Senate consents that it will slash $7.5 billion from social
services and education

This Thursday marks over 90 days since the July 1 deadline to adopt a state budget was missed.

In just over three months California’s lawmakers have moved only in small increments towards a budget deal. The major logjam blocking a definitive agreement is California’s $19 billion budget deficit.

Last week key Republican and Democratic leaders met with Governor Arnold Schwarzenegger to hammer out what has been called a budget “framework”. This series of compromises and tradeoffs agreed by the Governor, Republicans, and Democrats is focused plugging the $19 billion deficit hole.

All sides have agreed to over $7.5 billion in cuts to various state services and have given broad indications of areas such as education and welfare that will be receiving less money in the next budget. Yet all sides remain mum on the exact particulars of which specific programs will be cut and how the cuts will be implemented.

When asked if last week’s negotiations would lead to a budget being passed in the near future Cal State East Bay political science professor, Dr. David Baggins said, “Both sides certainly are keeping an eye on the polls regarding movement to majority voting in budgeting. The more it looks like it might pass the more Republicans must broker now, while they have a seat at the table.”

As the two-thirds majority required in both the State Senate and State Assembly to pass fiscal measures remains in place, the Republicans continue to exercise a de facto veto power on the budget by keeping Democrats from achieving that two-thirds supermajority.

The Governor still continues to press ahead with his demands for state pension reform at a scaled rate.

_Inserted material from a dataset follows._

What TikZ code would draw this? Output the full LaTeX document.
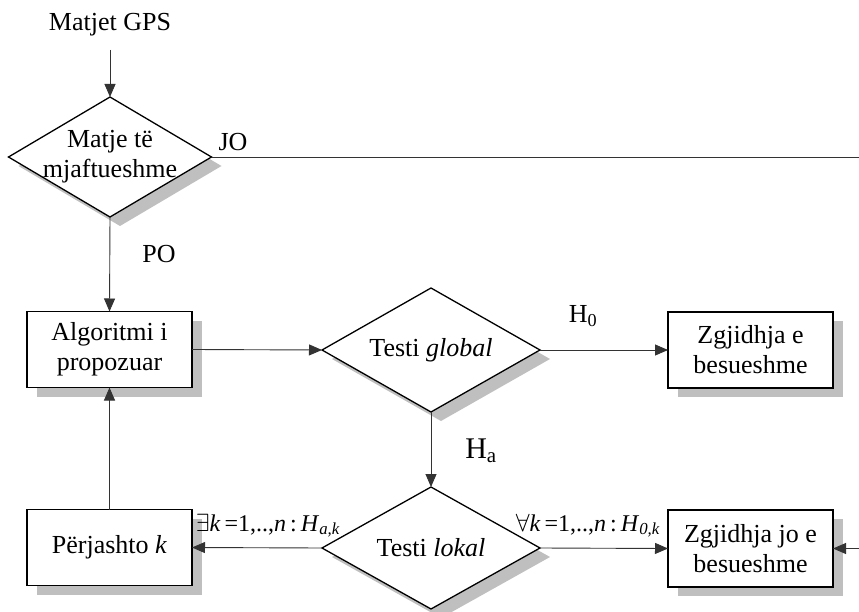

The Governor, though a Republican, has been thus far unwilling to back to radical cuts that the California Republican Party has backed in recent months.

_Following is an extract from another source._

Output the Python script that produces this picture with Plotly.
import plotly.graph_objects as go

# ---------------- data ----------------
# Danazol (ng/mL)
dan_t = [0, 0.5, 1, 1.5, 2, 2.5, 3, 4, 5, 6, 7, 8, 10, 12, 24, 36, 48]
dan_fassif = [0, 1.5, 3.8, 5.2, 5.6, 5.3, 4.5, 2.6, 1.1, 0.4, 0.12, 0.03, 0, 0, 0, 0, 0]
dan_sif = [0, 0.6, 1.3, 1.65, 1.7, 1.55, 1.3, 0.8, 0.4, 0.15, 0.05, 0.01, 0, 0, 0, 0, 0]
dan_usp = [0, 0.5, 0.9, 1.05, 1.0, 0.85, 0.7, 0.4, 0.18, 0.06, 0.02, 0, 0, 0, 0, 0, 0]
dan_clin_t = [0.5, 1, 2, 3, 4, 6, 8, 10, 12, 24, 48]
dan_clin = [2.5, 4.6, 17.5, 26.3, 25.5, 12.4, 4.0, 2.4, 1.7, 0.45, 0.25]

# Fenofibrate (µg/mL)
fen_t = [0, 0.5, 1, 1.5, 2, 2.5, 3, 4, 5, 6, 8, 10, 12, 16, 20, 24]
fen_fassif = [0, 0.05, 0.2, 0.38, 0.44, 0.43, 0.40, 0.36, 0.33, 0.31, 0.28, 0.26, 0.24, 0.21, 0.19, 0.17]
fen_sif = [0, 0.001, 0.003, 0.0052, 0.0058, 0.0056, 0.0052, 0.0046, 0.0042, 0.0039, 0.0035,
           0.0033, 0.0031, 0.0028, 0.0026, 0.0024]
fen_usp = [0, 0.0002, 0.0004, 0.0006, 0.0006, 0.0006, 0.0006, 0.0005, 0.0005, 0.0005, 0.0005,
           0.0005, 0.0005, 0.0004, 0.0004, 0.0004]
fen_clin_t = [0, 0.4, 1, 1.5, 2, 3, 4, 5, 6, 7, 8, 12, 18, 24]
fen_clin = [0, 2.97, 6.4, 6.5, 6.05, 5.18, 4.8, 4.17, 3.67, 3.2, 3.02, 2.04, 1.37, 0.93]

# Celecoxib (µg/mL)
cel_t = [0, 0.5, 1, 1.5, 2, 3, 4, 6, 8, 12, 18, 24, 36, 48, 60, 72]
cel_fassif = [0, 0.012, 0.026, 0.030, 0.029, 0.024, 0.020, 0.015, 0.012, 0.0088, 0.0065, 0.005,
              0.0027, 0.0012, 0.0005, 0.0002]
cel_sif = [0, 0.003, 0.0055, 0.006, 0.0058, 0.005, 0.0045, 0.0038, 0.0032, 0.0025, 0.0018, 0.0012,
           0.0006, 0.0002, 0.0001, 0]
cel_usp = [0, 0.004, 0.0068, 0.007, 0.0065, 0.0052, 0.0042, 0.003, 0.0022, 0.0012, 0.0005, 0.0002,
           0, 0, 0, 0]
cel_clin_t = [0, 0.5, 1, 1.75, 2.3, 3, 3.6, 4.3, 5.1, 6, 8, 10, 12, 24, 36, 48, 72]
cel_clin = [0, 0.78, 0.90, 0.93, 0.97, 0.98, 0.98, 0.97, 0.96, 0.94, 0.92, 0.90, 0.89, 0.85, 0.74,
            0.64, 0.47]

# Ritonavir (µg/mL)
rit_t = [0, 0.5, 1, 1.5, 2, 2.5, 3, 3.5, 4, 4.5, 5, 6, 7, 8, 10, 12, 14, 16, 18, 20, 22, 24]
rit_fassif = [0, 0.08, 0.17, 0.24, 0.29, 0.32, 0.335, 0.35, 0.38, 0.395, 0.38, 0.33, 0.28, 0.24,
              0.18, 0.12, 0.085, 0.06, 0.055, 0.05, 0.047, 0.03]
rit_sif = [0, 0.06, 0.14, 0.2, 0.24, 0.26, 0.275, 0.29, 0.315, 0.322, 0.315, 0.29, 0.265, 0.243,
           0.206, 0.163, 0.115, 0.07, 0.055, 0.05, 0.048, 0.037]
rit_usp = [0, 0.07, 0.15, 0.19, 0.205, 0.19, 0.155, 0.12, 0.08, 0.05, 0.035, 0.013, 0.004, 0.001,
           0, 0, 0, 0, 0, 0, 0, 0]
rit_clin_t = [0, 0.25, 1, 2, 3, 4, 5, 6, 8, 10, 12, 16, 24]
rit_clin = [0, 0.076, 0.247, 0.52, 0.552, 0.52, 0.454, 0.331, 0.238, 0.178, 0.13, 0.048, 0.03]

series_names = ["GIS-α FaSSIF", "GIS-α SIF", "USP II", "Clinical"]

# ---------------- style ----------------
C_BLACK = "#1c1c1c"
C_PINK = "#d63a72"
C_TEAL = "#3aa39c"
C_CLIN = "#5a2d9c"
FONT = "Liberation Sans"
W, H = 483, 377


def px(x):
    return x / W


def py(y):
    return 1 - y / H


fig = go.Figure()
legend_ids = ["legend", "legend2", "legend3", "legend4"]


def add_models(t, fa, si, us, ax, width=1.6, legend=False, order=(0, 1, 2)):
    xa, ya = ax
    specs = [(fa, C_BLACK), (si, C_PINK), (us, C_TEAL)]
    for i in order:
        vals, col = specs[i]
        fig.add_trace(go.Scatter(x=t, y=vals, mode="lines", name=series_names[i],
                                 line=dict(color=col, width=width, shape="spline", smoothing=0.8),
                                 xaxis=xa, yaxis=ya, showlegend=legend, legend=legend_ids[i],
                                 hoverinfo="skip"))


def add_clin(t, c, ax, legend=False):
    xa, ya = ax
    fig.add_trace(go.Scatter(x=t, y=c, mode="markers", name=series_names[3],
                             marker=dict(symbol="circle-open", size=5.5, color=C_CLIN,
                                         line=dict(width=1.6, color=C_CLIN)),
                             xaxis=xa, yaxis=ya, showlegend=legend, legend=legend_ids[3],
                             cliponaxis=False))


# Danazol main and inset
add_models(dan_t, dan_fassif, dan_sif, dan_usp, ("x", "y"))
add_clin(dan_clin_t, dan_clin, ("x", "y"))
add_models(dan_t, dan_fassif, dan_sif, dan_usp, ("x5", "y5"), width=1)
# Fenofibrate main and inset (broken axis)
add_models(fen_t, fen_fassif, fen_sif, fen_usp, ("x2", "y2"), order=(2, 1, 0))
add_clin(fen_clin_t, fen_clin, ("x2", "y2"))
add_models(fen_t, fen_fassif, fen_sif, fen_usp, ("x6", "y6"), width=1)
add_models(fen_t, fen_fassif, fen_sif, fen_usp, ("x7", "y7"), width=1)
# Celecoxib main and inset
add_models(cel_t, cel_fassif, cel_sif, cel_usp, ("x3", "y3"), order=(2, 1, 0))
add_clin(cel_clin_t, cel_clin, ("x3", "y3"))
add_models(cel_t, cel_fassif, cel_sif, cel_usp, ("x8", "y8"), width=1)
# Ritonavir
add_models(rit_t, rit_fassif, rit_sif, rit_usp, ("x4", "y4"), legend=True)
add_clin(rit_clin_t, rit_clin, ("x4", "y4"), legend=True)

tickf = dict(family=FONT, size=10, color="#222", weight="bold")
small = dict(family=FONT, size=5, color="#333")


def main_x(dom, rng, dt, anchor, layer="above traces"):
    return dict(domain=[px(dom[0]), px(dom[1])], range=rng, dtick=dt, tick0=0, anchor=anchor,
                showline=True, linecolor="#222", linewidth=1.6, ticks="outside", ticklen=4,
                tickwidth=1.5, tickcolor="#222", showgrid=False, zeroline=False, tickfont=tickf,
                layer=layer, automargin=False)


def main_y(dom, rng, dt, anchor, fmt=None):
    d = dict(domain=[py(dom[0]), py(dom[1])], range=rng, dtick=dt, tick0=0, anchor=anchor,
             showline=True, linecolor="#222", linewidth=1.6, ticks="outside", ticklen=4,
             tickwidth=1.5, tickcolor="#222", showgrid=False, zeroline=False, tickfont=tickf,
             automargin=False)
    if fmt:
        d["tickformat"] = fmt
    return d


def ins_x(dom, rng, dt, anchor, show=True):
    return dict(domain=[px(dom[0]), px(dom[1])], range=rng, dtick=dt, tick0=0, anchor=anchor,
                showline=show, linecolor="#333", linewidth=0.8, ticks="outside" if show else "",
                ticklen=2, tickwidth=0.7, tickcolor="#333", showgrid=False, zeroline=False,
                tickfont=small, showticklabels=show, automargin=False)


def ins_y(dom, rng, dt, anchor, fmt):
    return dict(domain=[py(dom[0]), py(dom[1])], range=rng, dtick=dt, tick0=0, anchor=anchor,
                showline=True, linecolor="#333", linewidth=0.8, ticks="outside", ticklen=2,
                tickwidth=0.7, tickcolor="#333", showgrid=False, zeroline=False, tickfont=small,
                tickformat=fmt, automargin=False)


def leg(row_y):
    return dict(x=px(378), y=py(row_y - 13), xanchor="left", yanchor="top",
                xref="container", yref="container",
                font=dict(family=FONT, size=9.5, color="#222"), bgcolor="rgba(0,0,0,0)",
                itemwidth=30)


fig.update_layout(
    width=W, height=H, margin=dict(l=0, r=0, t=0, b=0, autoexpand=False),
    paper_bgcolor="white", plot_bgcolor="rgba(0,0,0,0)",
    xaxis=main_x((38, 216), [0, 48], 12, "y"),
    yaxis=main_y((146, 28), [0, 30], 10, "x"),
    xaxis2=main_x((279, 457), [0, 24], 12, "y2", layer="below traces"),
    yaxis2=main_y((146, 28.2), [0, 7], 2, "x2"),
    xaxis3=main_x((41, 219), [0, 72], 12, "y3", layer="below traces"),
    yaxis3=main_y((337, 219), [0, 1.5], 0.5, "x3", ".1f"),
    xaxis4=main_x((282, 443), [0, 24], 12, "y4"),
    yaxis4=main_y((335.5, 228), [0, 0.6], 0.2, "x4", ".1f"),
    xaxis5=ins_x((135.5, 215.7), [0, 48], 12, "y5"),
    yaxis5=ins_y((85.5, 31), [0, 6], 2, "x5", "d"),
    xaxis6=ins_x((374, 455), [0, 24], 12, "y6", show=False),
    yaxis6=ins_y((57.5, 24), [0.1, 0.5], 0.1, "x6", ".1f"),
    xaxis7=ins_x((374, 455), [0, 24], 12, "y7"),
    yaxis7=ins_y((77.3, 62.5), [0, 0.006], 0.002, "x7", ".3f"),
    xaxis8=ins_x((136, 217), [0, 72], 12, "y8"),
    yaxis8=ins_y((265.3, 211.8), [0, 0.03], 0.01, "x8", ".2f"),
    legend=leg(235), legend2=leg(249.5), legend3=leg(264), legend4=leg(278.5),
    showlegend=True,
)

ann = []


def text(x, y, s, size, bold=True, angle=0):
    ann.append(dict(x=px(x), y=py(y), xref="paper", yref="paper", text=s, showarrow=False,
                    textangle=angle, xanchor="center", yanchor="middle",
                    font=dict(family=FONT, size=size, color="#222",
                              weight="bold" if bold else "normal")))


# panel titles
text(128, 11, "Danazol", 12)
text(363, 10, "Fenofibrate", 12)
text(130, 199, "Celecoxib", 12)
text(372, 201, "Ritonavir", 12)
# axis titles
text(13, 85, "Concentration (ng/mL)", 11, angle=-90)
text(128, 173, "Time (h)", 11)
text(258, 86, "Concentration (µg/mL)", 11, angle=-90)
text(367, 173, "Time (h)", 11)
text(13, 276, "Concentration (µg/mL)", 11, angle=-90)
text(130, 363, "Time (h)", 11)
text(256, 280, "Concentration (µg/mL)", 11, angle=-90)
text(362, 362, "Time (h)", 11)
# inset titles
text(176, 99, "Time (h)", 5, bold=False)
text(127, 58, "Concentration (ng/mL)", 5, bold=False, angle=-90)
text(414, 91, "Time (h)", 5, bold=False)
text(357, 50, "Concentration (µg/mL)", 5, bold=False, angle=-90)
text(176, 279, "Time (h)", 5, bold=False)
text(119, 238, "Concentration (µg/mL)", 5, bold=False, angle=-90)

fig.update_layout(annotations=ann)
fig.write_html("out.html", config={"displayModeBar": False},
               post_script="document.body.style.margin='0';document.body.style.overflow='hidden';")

Democrats have proven willing to debate pension reform but have demanded that any negotiations involve labor unions sitting at the table. The key provision being up for discussion is a 1999 law that raised state worker’s pensions.

Labor unions form a key constituency for the Democrats and Democratic leadership has shown no signs of negotiating changes to state pensions without them. However, Republicans remain adamant at keeping union pressure out of negotiations.

Union membership in California has declined from 18.3 percent in June of 2009 to 17.6 percent in June of this year according to a University of California Los Angles study ‘The State of the Unions in 2010: A Profile of Union Membership in Los Angeles, California and the Nation’.

The same study indications that union membership has declined in California faster than any other area in the nation. With the relevance of unions dependent on their ability to accrue benefits for their members, there is no doubt that unions will fight and threat to their bottom lines that pension reform may inflict upon them.

Education was a key area where Democrats chose to compromise with Republican demands. Democrats abandoned a proposal that K-12 education funding be raised by $2 billion.

Additionally Republicans solidly blocked proposals for an oil severance tax, an increase in vehicle licensing fees, and a proposal that would raise income tax while at the same time lower sales taxes.

Republicans in return for Democratic concessions on education, abandoned portions of their proposal to rollback state welfare benefits. The Republican’s abandoning proposals for cuts to state provided child care services, which would have affected 142,000 children, was one of the major concessions the Democrats gained.

Meanwhile as the budget moves forward towards passing in small increments, state services have begun to shut down as the money needed to keep said services in operations begins to run out.

State Controller John Chiang has predicted that the lack of money budgeted may force California to begin issuing IOUs to pay for state employee salaries and services as early as this October.